** START OF Information supplied **

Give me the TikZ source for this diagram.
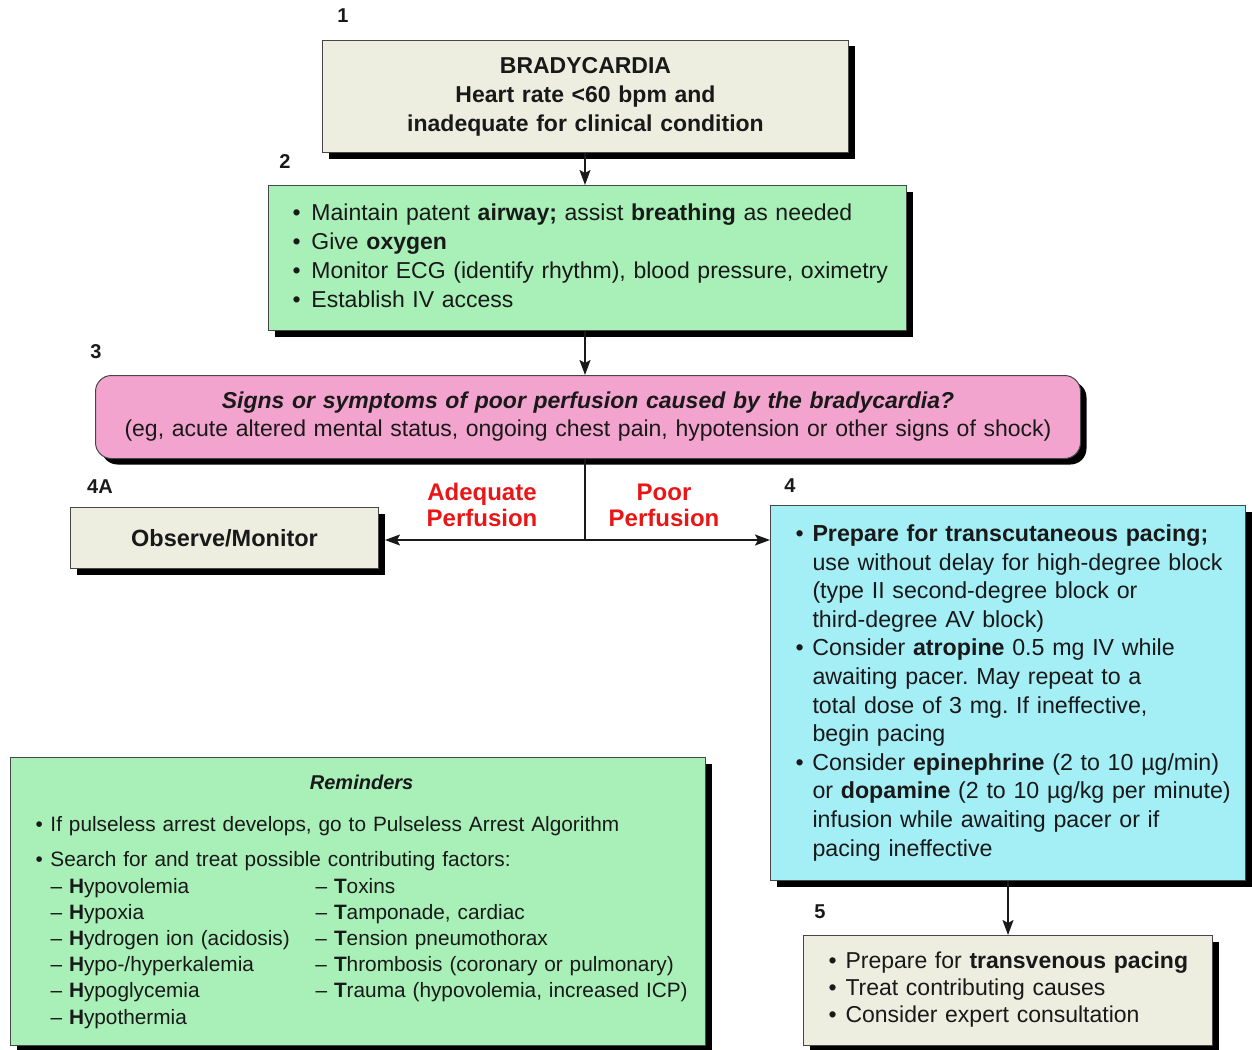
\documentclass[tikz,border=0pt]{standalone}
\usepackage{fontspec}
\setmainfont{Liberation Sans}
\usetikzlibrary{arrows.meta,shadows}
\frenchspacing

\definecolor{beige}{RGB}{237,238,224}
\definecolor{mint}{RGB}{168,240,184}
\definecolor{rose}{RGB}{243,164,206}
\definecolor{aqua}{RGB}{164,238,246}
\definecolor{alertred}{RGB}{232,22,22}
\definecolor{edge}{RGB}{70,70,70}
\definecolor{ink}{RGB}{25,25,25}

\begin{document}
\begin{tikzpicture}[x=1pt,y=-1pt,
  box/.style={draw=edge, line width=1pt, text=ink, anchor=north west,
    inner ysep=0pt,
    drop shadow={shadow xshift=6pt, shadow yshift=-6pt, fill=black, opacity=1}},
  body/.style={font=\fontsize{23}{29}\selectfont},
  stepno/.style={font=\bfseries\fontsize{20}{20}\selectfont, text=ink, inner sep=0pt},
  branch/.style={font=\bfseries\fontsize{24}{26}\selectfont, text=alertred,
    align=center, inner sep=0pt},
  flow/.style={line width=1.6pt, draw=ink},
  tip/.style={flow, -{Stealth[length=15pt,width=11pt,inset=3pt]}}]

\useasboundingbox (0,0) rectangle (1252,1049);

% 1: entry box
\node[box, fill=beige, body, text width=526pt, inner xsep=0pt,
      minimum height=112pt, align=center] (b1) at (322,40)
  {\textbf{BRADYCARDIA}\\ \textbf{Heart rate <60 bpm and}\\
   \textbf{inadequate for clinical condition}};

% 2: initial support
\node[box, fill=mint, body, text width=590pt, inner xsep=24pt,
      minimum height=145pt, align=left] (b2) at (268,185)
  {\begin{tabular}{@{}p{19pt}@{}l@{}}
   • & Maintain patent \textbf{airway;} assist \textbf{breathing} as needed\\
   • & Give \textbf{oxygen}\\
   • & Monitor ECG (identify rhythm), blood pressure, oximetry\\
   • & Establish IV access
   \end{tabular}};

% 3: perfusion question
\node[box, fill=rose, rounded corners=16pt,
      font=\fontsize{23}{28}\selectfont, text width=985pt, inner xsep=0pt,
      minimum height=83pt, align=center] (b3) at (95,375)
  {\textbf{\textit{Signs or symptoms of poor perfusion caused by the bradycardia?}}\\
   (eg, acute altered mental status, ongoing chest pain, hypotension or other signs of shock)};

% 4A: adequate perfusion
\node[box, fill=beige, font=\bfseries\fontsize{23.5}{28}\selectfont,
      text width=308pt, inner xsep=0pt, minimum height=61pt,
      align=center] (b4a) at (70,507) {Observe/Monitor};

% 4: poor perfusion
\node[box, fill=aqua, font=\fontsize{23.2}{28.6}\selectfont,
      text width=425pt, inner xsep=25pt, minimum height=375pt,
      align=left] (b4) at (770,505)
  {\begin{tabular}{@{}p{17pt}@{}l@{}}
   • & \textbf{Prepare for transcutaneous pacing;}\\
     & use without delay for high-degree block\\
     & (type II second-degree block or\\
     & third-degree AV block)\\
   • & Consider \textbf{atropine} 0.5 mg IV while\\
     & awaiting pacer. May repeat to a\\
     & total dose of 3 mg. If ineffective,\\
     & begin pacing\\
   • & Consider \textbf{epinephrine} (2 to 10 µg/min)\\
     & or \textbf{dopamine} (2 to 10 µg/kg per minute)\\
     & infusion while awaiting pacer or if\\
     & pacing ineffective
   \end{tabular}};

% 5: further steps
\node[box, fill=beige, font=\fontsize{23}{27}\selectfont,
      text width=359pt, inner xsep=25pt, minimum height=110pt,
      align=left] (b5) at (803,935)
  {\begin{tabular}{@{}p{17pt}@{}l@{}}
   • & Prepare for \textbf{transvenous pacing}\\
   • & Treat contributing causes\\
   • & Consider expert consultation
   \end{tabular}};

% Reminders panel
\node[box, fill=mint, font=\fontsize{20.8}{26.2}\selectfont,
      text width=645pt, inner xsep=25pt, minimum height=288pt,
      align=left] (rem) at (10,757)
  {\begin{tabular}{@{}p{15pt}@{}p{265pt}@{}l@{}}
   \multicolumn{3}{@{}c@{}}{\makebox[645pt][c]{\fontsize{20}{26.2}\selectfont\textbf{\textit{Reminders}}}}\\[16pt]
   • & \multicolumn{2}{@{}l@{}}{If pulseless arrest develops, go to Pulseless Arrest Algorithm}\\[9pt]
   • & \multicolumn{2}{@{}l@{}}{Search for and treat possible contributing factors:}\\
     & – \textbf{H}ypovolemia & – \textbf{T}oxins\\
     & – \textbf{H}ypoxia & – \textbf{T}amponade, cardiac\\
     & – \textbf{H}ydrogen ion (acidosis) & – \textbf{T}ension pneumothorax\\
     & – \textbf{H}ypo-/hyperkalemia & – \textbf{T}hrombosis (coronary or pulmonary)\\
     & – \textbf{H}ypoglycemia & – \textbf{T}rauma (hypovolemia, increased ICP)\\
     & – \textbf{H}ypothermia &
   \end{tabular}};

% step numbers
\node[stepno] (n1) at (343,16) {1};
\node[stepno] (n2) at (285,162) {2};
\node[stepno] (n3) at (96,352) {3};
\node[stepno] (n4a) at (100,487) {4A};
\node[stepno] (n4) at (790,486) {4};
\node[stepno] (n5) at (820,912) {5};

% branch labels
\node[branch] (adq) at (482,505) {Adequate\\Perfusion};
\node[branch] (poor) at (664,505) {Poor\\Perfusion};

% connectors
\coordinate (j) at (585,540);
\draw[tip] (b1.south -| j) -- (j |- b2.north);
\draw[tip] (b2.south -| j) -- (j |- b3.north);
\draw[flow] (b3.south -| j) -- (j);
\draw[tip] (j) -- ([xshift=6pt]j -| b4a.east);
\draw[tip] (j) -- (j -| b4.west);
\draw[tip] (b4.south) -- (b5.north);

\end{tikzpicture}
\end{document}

** END OF Information supplied **

Written request - Scan the data for the word "Give" and copy every line where it shows up.

Solution below -
Give me the TikZ source for this diagram.
   • & Give \textbf{oxygen}\\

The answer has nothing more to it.